Il dossier del Sahara Occidentale ha per decenni rappresentato una linea di frattura lungo la spina dorsale del Maghreb. Un conflitto mai esploso del tutto, ma nemmeno mai davvero sopito. Un terreno dove si sono sovrapposti nazionalismi, ideologie post-coloniali, interessi strategici e identità tribali, spesso letti con lenti polarizzate più che con strumenti di analisi politica.
Oggi, in un Nord Africa esposto a tensioni economiche, rischi di insicurezza transfrontaliera e nuove pressioni internazionali, quel dossier può — paradossalmente — diventare un punto di partenza.
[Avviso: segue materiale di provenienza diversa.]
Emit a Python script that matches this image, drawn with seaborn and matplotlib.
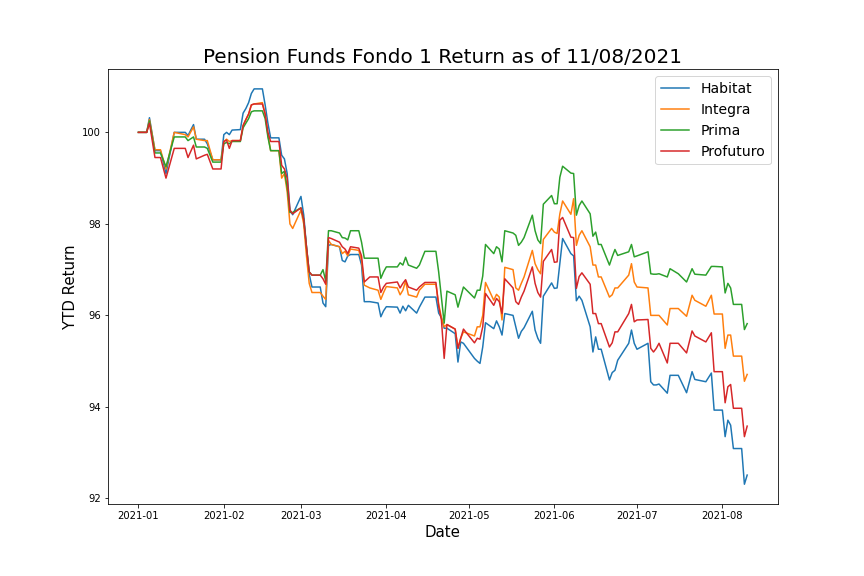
import matplotlib
matplotlib.use("Agg")
import matplotlib.pyplot as plt
import matplotlib.dates as mdates
import seaborn as sns
import pandas as pd

dates = [
    "2021-01-01", "2021-01-04", "2021-01-05", "2021-01-07", "2021-01-09", "2021-01-11",
    "2021-01-14", "2021-01-18", "2021-01-19", "2021-01-21", "2021-01-22", "2021-01-25",
    "2021-01-26", "2021-01-28", "2021-01-31", "2021-02-01", "2021-02-02", "2021-02-03",
    "2021-02-04", "2021-02-07", "2021-02-08", "2021-02-09", "2021-02-10", "2021-02-11",
    "2021-02-12", "2021-02-15", "2021-02-16", "2021-02-17", "2021-02-18", "2021-02-21",
    "2021-02-22", "2021-02-23", "2021-02-24", "2021-02-25", "2021-02-26", "2021-03-01",
    "2021-03-02", "2021-03-03", "2021-03-04", "2021-03-05", "2021-03-08", "2021-03-09",
    "2021-03-10", "2021-03-11", "2021-03-12", "2021-03-15", "2021-03-16", "2021-03-17",
    "2021-03-18", "2021-03-19", "2021-03-22", "2021-03-23", "2021-03-24", "2021-03-26",
    "2021-03-29", "2021-03-30", "2021-03-31", "2021-04-01", "2021-04-05", "2021-04-06",
    "2021-04-07", "2021-04-08", "2021-04-09", "2021-04-12", "2021-04-13", "2021-04-15",
    "2021-04-19", "2021-04-20", "2021-04-21", "2021-04-22", "2021-04-23", "2021-04-26",
    "2021-04-27", "2021-04-28", "2021-04-29", "2021-05-03", "2021-05-04", "2021-05-05",
    "2021-05-06", "2021-05-07", "2021-05-10", "2021-05-11", "2021-05-12", "2021-05-13",
    "2021-05-14", "2021-05-17", "2021-05-18", "2021-05-19", "2021-05-20", "2021-05-21",
    "2021-05-24", "2021-05-25", "2021-05-26", "2021-05-27", "2021-05-28", "2021-05-31",
    "2021-06-01", "2021-06-02", "2021-06-03", "2021-06-04", "2021-06-07", "2021-06-08",
    "2021-06-09", "2021-06-10", "2021-06-11", "2021-06-14", "2021-06-15", "2021-06-16",
    "2021-06-17", "2021-06-18", "2021-06-21", "2021-06-22", "2021-06-23", "2021-06-24",
    "2021-06-28", "2021-06-29", "2021-06-30", "2021-07-01", "2021-07-05", "2021-07-06",
    "2021-07-07", "2021-07-08", "2021-07-09", "2021-07-12", "2021-07-13", "2021-07-16",
    "2021-07-19", "2021-07-21", "2021-07-22", "2021-07-26", "2021-07-28", "2021-07-29",
    "2021-08-01", "2021-08-02", "2021-08-03", "2021-08-04", "2021-08-05", "2021-08-08",
    "2021-08-09", "2021-08-10",
]

habitat = [
    100.0, 100.0, 100.32, 99.6, 99.6, 99.1,
    100.0, 100.0, 99.93, 100.17, 99.85, 99.85,
    99.75, 99.4, 99.4, 99.95, 100.0, 99.95,
    100.05, 100.06, 100.42, 100.52, 100.65, 100.85,
    100.95, 100.95, 100.6, 100.2, 99.88, 99.88,
    99.5, 99.42, 99.1, 98.3, 98.2, 98.6,
    98.2, 97.5, 96.9, 96.62, 96.62, 96.27,
    96.19, 97.53, 97.55, 97.5, 97.2, 97.17,
    97.3, 97.33, 97.33, 97.1, 96.3, 96.3,
    96.27, 95.97, 96.1, 96.19, 96.18, 96.05,
    96.2, 96.1, 96.22, 96.05, 96.18, 96.4,
    96.4, 96.05, 95.95, 95.72, 95.72, 95.6,
    94.98, 95.42, 95.39, 95.06, 95.0, 94.95,
    95.31, 95.84, 95.71, 95.88, 95.75, 95.57,
    96.04, 96.0, 95.75, 95.5, 95.65, 95.73,
    96.09, 95.68, 95.5, 95.39, 96.42, 96.71,
    96.59, 96.6, 97.13, 97.68, 97.35, 97.3,
    96.32, 96.42, 96.33, 95.75, 95.2, 95.53,
    95.26, 95.26, 94.59, 94.75, 94.8, 95.02,
    95.39, 95.68, 95.39, 95.26, 95.39, 94.55,
    94.48, 94.48, 94.5, 94.3, 94.69, 94.69,
    94.31, 94.77, 94.6, 94.55, 94.74, 93.93,
    93.93, 93.35, 93.71, 93.6, 93.09, 93.09,
    92.31, 92.51,
]

integra = [
    100.0, 100.0, 100.28, 99.62, 99.62, 99.2,
    100.0, 99.95, 99.9, 100.12, 99.85, 99.82,
    99.82, 99.4, 99.4, 99.8, 99.85, 99.8,
    99.82, 99.82, 100.15, 100.28, 100.4, 100.6,
    100.62, 100.65, 100.4, 99.95, 99.6, 99.6,
    99.0, 99.1, 98.7, 98.0, 97.9, 98.3,
    98.0, 97.3, 96.7, 96.5, 96.5, 96.42,
    96.35, 97.64, 97.55, 97.5, 97.35, 97.4,
    97.3, 97.45, 97.42, 97.2, 96.66, 96.6,
    96.55, 96.35, 96.5, 96.63, 96.6, 96.45,
    96.55, 96.75, 96.45, 96.4, 96.55, 96.68,
    96.68, 96.25, 95.95, 95.75, 95.8, 95.7,
    95.28, 95.5, 95.64, 95.55, 95.75, 95.75,
    96.0, 96.72, 96.33, 96.46, 96.4, 95.9,
    97.05, 97.0, 96.6, 96.55, 96.7, 96.84,
    97.42, 97.13, 97.0, 96.91, 97.66, 97.9,
    97.82, 97.79, 98.22, 98.5, 98.21, 98.55,
    97.53, 97.75, 97.85, 97.5, 97.1, 97.1,
    96.84, 96.84, 96.4, 96.45, 96.6, 96.6,
    96.88, 97.13, 96.73, 96.62, 96.6, 96.0,
    96.0, 96.0, 96.0, 95.79, 96.15, 96.15,
    95.98, 96.44, 96.33, 96.2, 96.44, 96.03,
    96.03, 95.28, 95.57, 95.57, 95.11, 95.11,
    94.56, 94.71,
]

prima = [
    100.0, 100.0, 100.25, 99.55, 99.55, 99.25,
    99.9, 99.9, 99.82, 99.9, 99.68, 99.68,
    99.65, 99.35, 99.35, 99.75, 99.78, 99.75,
    99.8, 99.8, 100.1, 100.2, 100.3, 100.45,
    100.47, 100.47, 100.3, 99.9, 99.6, 99.6,
    99.1, 99.15, 98.8, 98.25, 98.25, 98.35,
    98.1, 97.5, 96.95, 96.88, 96.88, 97.0,
    96.75, 97.85, 97.85, 97.8, 97.7, 97.69,
    97.65, 97.85, 97.85, 97.6, 97.25, 97.25,
    97.25, 96.81, 96.95, 97.06, 97.06, 97.15,
    97.1, 97.27, 97.1, 97.03, 97.1, 97.4,
    97.4, 96.95, 96.4, 95.83, 96.53, 96.45,
    96.18, 96.4, 96.62, 96.38, 96.55, 96.55,
    96.86, 97.55, 97.35, 97.5, 97.45, 97.17,
    97.85, 97.8, 97.75, 97.53, 97.6, 97.7,
    98.19, 97.85, 97.65, 97.57, 98.43, 98.62,
    98.44, 98.44, 99.02, 99.26, 99.11, 99.1,
    98.19, 98.4, 98.5, 98.22, 97.73, 97.82,
    97.55, 97.55, 97.1, 97.28, 97.44, 97.31,
    97.39, 97.55, 97.28, 97.3, 97.39, 96.91,
    96.9, 96.9, 96.91, 96.84, 97.02, 96.91,
    96.73, 97.02, 96.9, 96.88, 97.07, 97.07,
    97.06, 96.49, 96.7, 96.6, 96.24, 96.24,
    95.69, 95.82,
]

profuturo = [
    100.0, 100.0, 100.2, 99.45, 99.45, 99.0,
    99.65, 99.65, 99.45, 99.72, 99.42, 99.5,
    99.52, 99.2, 99.2, 99.8, 99.83, 99.65,
    99.82, 99.82, 100.15, 100.28, 100.4, 100.6,
    100.62, 100.62, 100.4, 100.0, 99.8, 99.8,
    99.28, 99.2, 99.0, 98.3, 98.22, 98.35,
    98.1, 97.5, 96.95, 96.88, 96.88, 96.8,
    96.68, 97.7, 97.68, 97.6, 97.5, 97.45,
    97.35, 97.5, 97.47, 97.3, 96.73, 96.84,
    96.84, 96.5, 96.62, 96.7, 96.73, 96.6,
    96.7, 96.78, 96.62, 96.55, 96.62, 96.72,
    96.72, 96.2, 95.9, 95.06, 95.8, 95.7,
    95.28, 95.5, 95.7, 95.4, 95.5, 95.48,
    95.75, 96.48, 96.22, 96.37, 96.3, 96.04,
    96.8, 96.6, 96.3, 96.24, 96.4, 96.53,
    97.06, 96.7, 96.5, 96.4, 97.18, 97.44,
    97.16, 97.17, 98.08, 98.14, 97.71, 97.7,
    96.59, 96.85, 96.93, 96.68, 96.04, 96.04,
    95.82, 95.82, 95.31, 95.4, 95.64, 95.64,
    96.04, 96.24, 95.86, 95.9, 95.91, 95.28,
    95.2, 95.28, 95.39, 94.96, 95.39, 95.39,
    95.18, 95.66, 95.55, 95.42, 95.62, 94.77,
    94.77, 94.09, 94.44, 94.49, 93.97, 93.97,
    93.35, 93.58,
]

funds = ["Habitat", "Integra", "Prima", "Profuturo"]
series = [habitat, integra, prima, profuturo]

frames = []
for name, vals in zip(funds, series):
    frames.append(pd.DataFrame({"Date": pd.to_datetime(dates), "YTD Return": vals, "Fund": name}))
df = pd.concat(frames, ignore_index=True)

fig, ax = plt.subplots(figsize=(12, 8), dpi=72)
fig.subplots_adjust(left=0.125, right=0.9, bottom=0.125, top=0.88)
sns.lineplot(data=df, x="Date", y="YTD Return", hue="Fund", hue_order=funds,
             palette=["#1f77b4", "#ff7f0e", "#2ca02c", "#d62728"], linewidth=1.5, ax=ax)

ax.set_title("Pension Funds Fondo 1 Return as of 11/08/2021", fontsize=20)
ax.set_xlabel("Date", fontsize=15)
ax.set_ylabel("YTD Return", fontsize=15)
ax.xaxis.set_major_locator(mdates.MonthLocator())
ax.xaxis.set_major_formatter(mdates.DateFormatter("%Y-%m"))
ax.set_yticks([92, 94, 96, 98, 100])
ax.tick_params(labelsize=10)
ax.legend(loc="upper right", fontsize=14, title=None)

fig.savefig("out.png", dpi=72)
Un banco di prova per misurare la capacità della regione di voltare pagina.
Non si tratta di dimenticare la storia, ma di non restarne prigionieri. La sfida non è ignorare le differenze, ma costruire sui punti di convergenza: sviluppo, stabilità, dialogo, integrazione. Il Sahara Occidentale potrebbe smettere di essere una trincea ideologica per trasformarsi in un laboratorio di equilibrio.
Perché se è vero che, finora, il conflitto ha funzionato come una zavorra politica per tutto il Maghreb, è altrettanto vero che una sua soluzione — giusta, sostenibile e condivisa — potrebbe finalmente sbloccare una delle regioni più potenzialmente dinamiche del continente africano.
Il tempo delle posizioni congelate sta finendo. E con esso, forse, anche quello delle incomprensioni storiche. Sta ora alla diplomazia, e al coraggio politico delle capitali nordafricane, capire se il Sahara resterà il nodo che paralizza il Maghreb, o diventerà la chiave per rimetterlo in movimento.